ARCHAEOLOGICAL NOTE: The city of Bubastis, centre of the worship of the Cat Goddess, Basht, has many mummified cats. Such as have been examined have been DNA tested to belong to a strain of felis sylvestris and felis lybica, a striped cat such as one sees in Egypt even today. No one has ever found the neat, elegant black cats, who were the model for the innumerable statues of the Goddess herself. Striped cats can undergo chinchillization,or melanization, which fades their stripes, but the avatars of the Goddess are all black, unrelieved by any marks. Further investigation at Bubastis may elucidate this puzzle.
THE LIBRARY ANGEL
LIBRARY OF ALEXANDRIA, ROMAN CONQUEST EGYPT B C 30.
The smoke was already trickling under the closed door. Marcus Tullius Corvinus grabbed the Homeric hymns, which he had been construing, and grappled them to his breast. Whatever the cost, these should not burn, must not burn. The scroll was heavy but he managed to seize a couple of epics as he ran past, seeking the outer gate into the colonnade that gave directly onto the sea.
The scrolls were inscribed in oak-gall ink. Even if they got soaked, they would not blur.

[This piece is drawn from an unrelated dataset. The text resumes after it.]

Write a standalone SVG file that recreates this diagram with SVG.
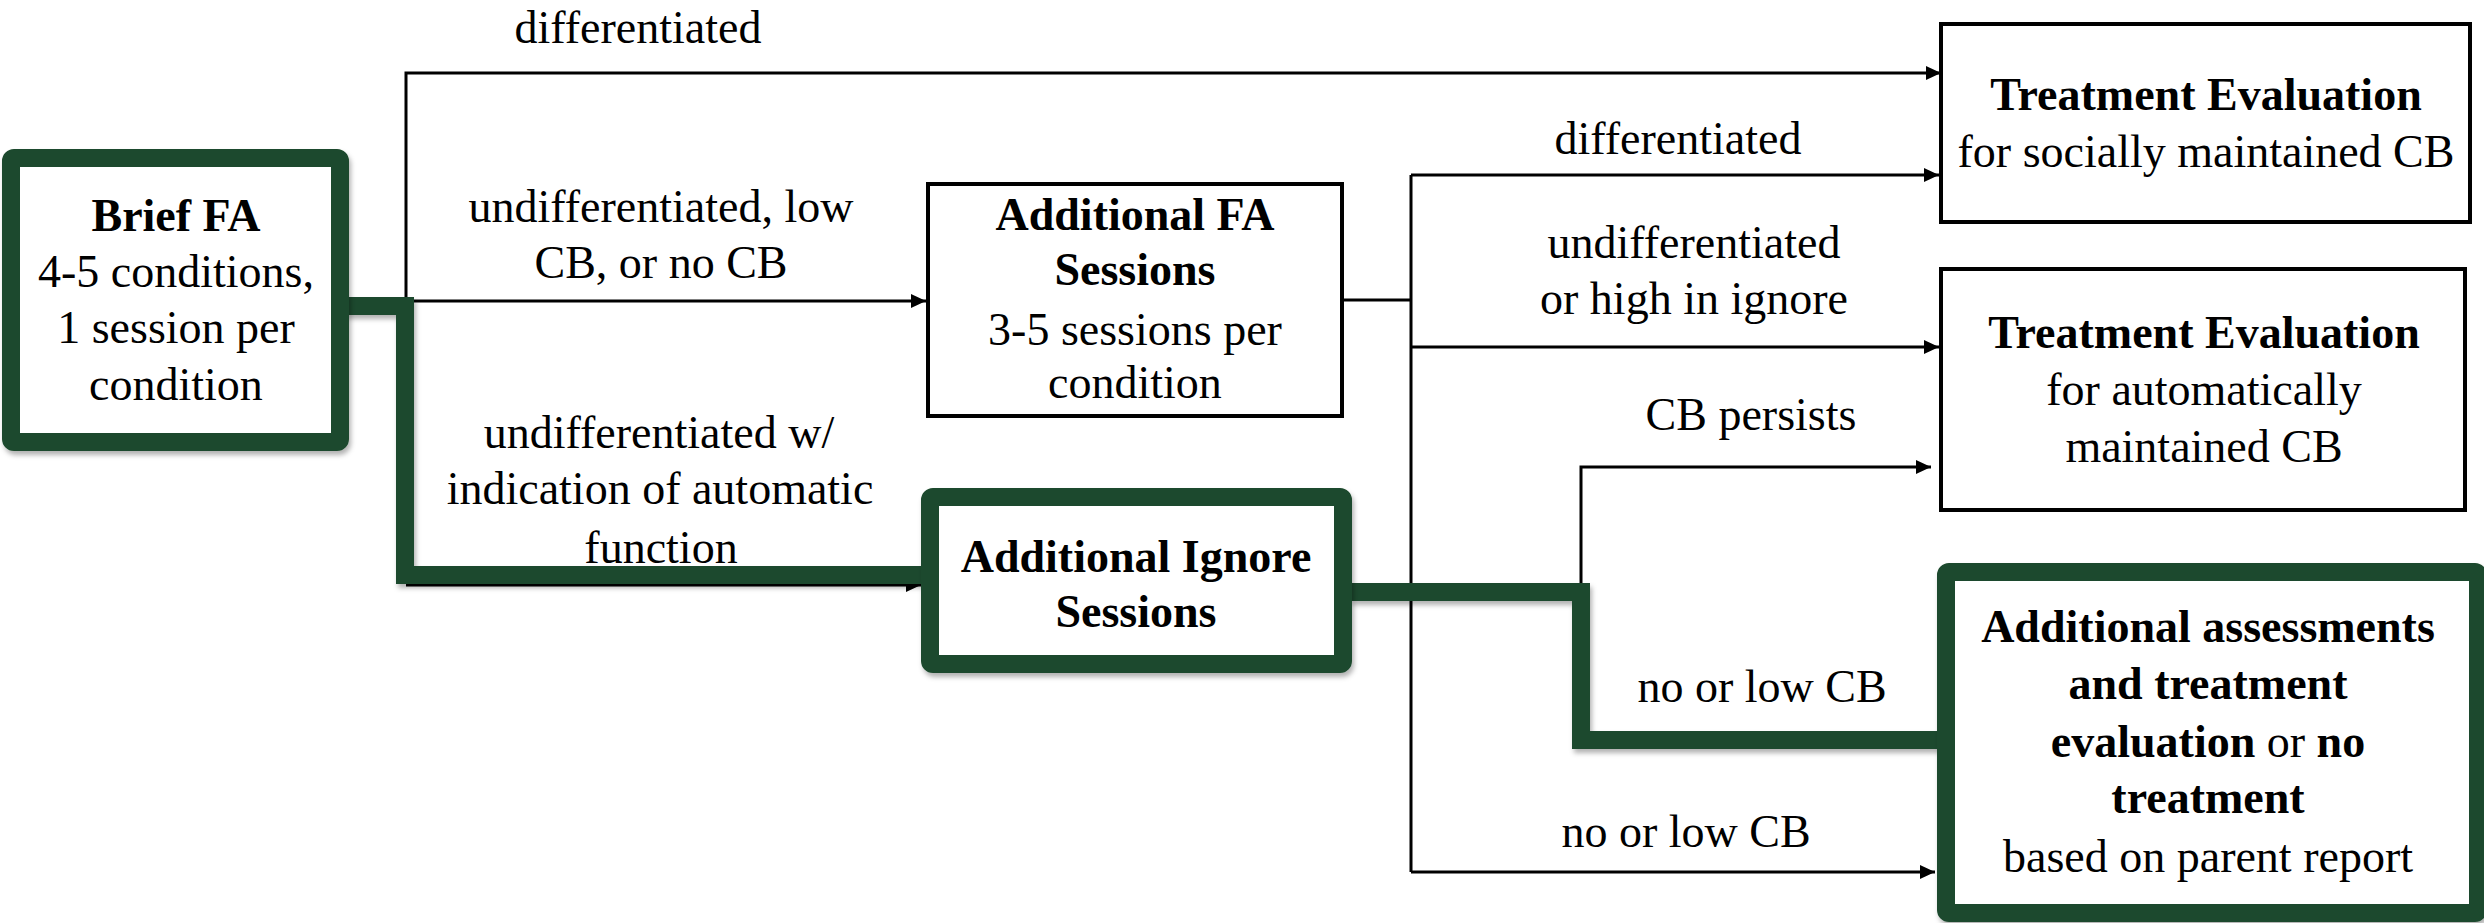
<svg xmlns="http://www.w3.org/2000/svg" width="2484" height="923" viewBox="0 0 2484 923">
  <style>
    text { font-family: "Liberation Serif", "Times New Roman", serif; font-size: 46px; fill: #000; text-anchor: middle; }
    .b { font-weight: bold; }
    .r { font-weight: normal; }
    .box { fill: #fff; stroke: #000; stroke-width: 4; }
    .gbox { fill: #fff; stroke: #1f4a2d; stroke-width: 18; }
    .wire { fill: none; stroke: #000; stroke-width: 3; }
    .gwire { fill: none; stroke: #1f4a2d; stroke-width: 18; stroke-linejoin: miter; }
  </style>
  <defs>
    <marker id="arrow" markerUnits="userSpaceOnUse" markerWidth="15" markerHeight="14" refX="15" refY="7" orient="auto">
      <path d="M0,0 L15,7 L0,14 z" fill="#000"/>
    </marker>
    <filter id="shadow" x="-10%" y="-10%" width="120%" height="130%">
      <feDropShadow dx="2" dy="4" stdDeviation="2.5" flood-color="#000" flood-opacity="0.3"/>
    </filter>
  </defs>

  <rect width="2484" height="923" fill="#fff"/>

  <!-- connectors -->
  <g id="connectors">
    <path class="wire" d="M406,301 V73 H1941" marker-end="url(#arrow)"/>
    <path class="wire" d="M406,301 H926" marker-end="url(#arrow)"/>
    <path class="wire" d="M406,585 H921" marker-end="url(#arrow)"/>
    <path class="wire" d="M1342,300 H1411"/>
    <path class="wire" d="M1411,175 V872"/>
    <path class="wire" d="M1411,175 H1939" marker-end="url(#arrow)"/>
    <path class="wire" d="M1411,347 H1939" marker-end="url(#arrow)"/>
    <path class="wire" d="M1411,872 H1935" marker-end="url(#arrow)"/>
    <path class="wire" d="M1581,585 V467 H1931" marker-end="url(#arrow)"/>
    <g filter="url(#shadow)">
      <path class="gwire" d="M345,306 H405 V575 H921"/>
      <path class="gwire" d="M1350,592 H1581 V740 H1940"/>
    </g>
    <text x="638" y="43">differentiated</text>
    <text x="661" y="222">undifferentiated, low</text>
    <text x="661" y="278">CB, or no CB</text>
    <text x="659" y="448">undifferentiated w/</text>
    <text x="660" y="504">indication of automatic</text>
    <text x="661" y="563">function</text>
    <text x="1678" y="154">differentiated</text>
    <text x="1694" y="258">undifferentiated</text>
    <text x="1694" y="314">or high in ignore</text>
    <text x="1751" y="430">CB persists</text>
    <text x="1762" y="702">no or low CB</text>
    <text x="1686" y="847">no or low CB</text>
  </g>

  <!-- Brief FA -->
  <g id="brief-fa">
    <rect class="gbox" x="11" y="158" width="329" height="284" rx="3" filter="url(#shadow)"/>
    <text class="b" x="176" y="231">Brief  FA</text>
    <text x="176" y="287">4-5 conditions,</text>
    <text x="176" y="343">1 session per</text>
    <text x="176" y="400">condition</text>
  </g>

  <!-- Additional FA Sessions -->
  <g id="additional-fa">
    <rect class="box" x="928" y="184" width="414" height="232"/>
    <text class="b" x="1135" y="230">Additional FA</text>
    <text class="b" x="1135" y="285">Sessions</text>
    <text x="1135" y="345">3-5 sessions per</text>
    <text x="1135" y="398">condition</text>
  </g>

  <!-- Additional Ignore Sessions -->
  <g id="additional-ignore">
    <rect class="gbox" x="930" y="497" width="413" height="167" rx="3" filter="url(#shadow)"/>
    <text class="b" x="1136" y="572">Additional Ignore</text>
    <text class="b" x="1136" y="627">Sessions</text>
  </g>

  <!-- Treatment Evaluation: social -->
  <g id="treatment-social">
    <rect class="box" x="1941" y="24" width="529" height="198"/>
    <text class="b" x="2206" y="110">Treatment Evaluation</text>
    <text x="2206" y="167">for socially maintained CB</text>
  </g>

  <!-- Treatment Evaluation: automatic -->
  <g id="treatment-automatic">
    <rect class="box" x="1941" y="269" width="524" height="241"/>
    <text class="b" x="2204" y="348">Treatment Evaluation</text>
    <text x="2204" y="405">for automatically</text>
    <text x="2204" y="462">maintained CB</text>
  </g>

  <!-- Additional assessments / no treatment -->
  <g id="additional-assessments">
    <rect class="gbox" x="1946" y="572" width="532" height="341" rx="3" filter="url(#shadow)"/>
    <text class="b" x="2208" y="642">Additional assessments</text>
    <text class="b" x="2208" y="699">and treatment</text>
    <text x="2208" y="757"><tspan class="b">evaluation</tspan> <tspan class="r">or</tspan> <tspan class="b">no</tspan></text>
    <text class="b" x="2208" y="813">treatment</text>
    <text x="2208" y="872">based on parent report</text>
  </g>
</svg>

The immortal words would not be lost to the night or war and barbarity, roaring towards scholarship and learning, knowledge and wisdom, with the fires from the burning ships. The library of Alexandria was a great monument and treasure of the world. The Romans probably wouldn’t mean to burn it down. But they wouldn’t overly care if they did.
Marcus got to the gate and a rush of flame, gusting with the high wind, forced him back. He stumbled into another scholar on the same errand, Egyptian by the look of him, a load of treatises in his arms.
‘The wooden fence and landing stage is afire,’ he gasped, ‘and there’s smoke coming under the other door.’
‘Windows?’ asked the Egyptian. They scanned the room. There were a few windows, but they were high up, too high for either of them to reach alone.
‘Take the scrolls,’ ordered Marcus. ‘I’m Marcus, what’s your name, fellow scholar?’
‘Imhotep,’ said the Egyptian. The kohl around his beautiful eyes was running down his face in black tears. ‘What do you intend?’
‘I’ll boost you up, you can get out through the window,’ said Marcus. ‘Take the Hymns of Homer with you, they must not be lost.’
‘But you’ll die,’ protested the Egyptian. ‘I would not leave you to perish.’
‘What scrolls do you have?’ asked Marcus, pulling a table over to the wall and climbing on it.
‘Treatise on Surgery, there’s only one, it saves lives,’ said Imhotep. ‘All of it, eight scrolls. That, too, must not be lost.’
‘This window faces onto the stone landing stage where the foreign ships come in. If we wrap them in something, make a bag, that ought to work.’ Marcus dragged off his tunic, piled the scrolls into it, and pinned it shut with his fibulae. The brooches kept the cloth close around the precious writing.
‘Now, up you go,’ urged Marcus. ‘If you stand on my shoulders, you can reach the opening. Hurry, it’s getting hard to breathe.’
Imhotep scaled the naked frame of the young Roman, dragged the scrolls to the window and shoved them out. But there was not a chance that he could fit his body through that narrow embrasure. Imhotep half slid, half fell, into the embrace of Marcus Corvinus.